In technology, we can hold you to a higher standard. Innovation requires
difference, but it also requires a vision of usefulness. Change is
expensive. Staying the same is cheap. Make it worth my while. Or if I'm
an Innovator, or even an Early Adopter, at least give me a hint about how
it's worth my while so I can exploit it while others are too afraid.
Every needless change creates expensive fragmentation. Microsoft ruled
their market by being change averse. So did IBM. So did Intel. Even
Apple. Whenever they forgot this, they stumbled.
Change aversion works because what makes a platform successful isn't so much
the platform as the complementary products. For a phone, that means
third-party power adapters, car chargers, headphones with integrated volume
controls, alarm clocks with a connector to charge your phone *and* play your
music at the same time. For a PC, it could be something as simple as
maintaining the same power supply connector across many years' worth of
models, so that anyone who standardizes on your brand will have an
ever-growing investment in leftover power supplies plugged in wherever they
might want them. For an operating system, it means keeping the same
approximate style of UI for a long time, so that apps can learn to optimize
for it, and a really great app made two years ago can keep on selling well,
perhaps with bugfixes and new features but no need for rewrites, because it
still looks like it's perfectly integrated into your OS experience. That
sort of consistency allows developers to focus on quality instead of
flavour, and produces an overall feeling of well-integratedness. It makes
people feel like when they buy your thing, they're paying for quality. And
yes, people - moving beyond the innovators into the more profitable market
segments of the curve - will definitely pay for quality.
Real design genius lies in the ability to make something look pretty, and
with gentle updates to keep it modern looking, without causing huge
disruption to your whole ecosystem every couple of years. Following fashion
trends, while not caring about disruption, does not require genius at all.
All it requires is a factory in a third-world country and some photos of
what you want to copy.
Ironically, even app developers mostly fail to recognize just how bad it is
for them when a platform changes out from under them unnecessarily.
Instead, they get excited by it. Finally, I get to rewrite that UI code I
really hated, and while I'm there, I can fix all those interaction bugs I
knew we had but could never justify repairing! Because now I *have* to
rewrite it!
Redesigning things to match a moving target of a platform is really
comforting, because it's a ready-made strategy for your company. The truth
is, you don't have to think about what customers want, or how to make the
workflow smoother, or how to eliminate one more click from that common
operation, or how to fix that really annoying network bug that only happens
1 in 1000 times. Those bugs are hard; this feels like freedom.
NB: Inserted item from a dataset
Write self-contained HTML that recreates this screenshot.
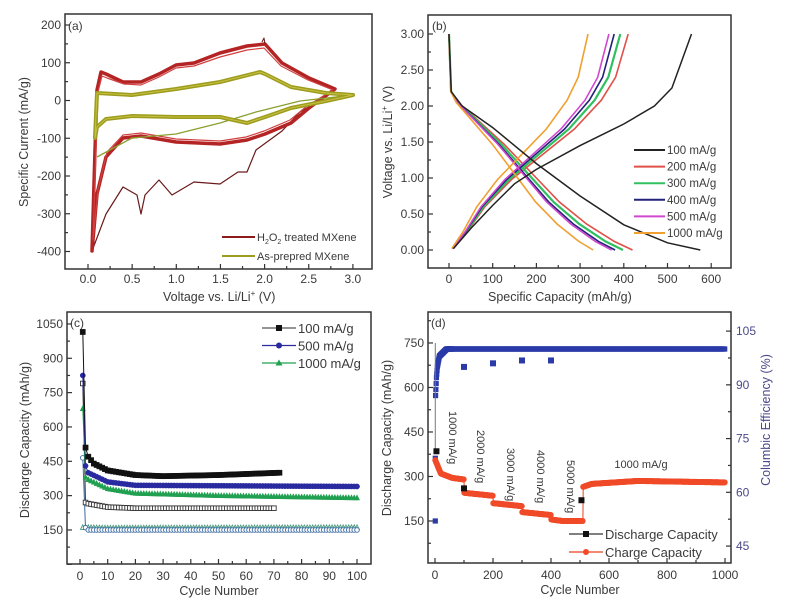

We'll just
dedicate our team to "refreshing" the UI, again, for another few months, and
nobody can complain because it's obviously necessary. And it is,
obviously, necessary. Because your platform has screwed you. Your platform
changed for no reason, and that's why your users can't have what they really
need. They'll get a UI refresh instead.
And although they are less productive, they will love it. Because of
endorphins, or sodium, or whatever.
And so you will feel good about yourself in the morning.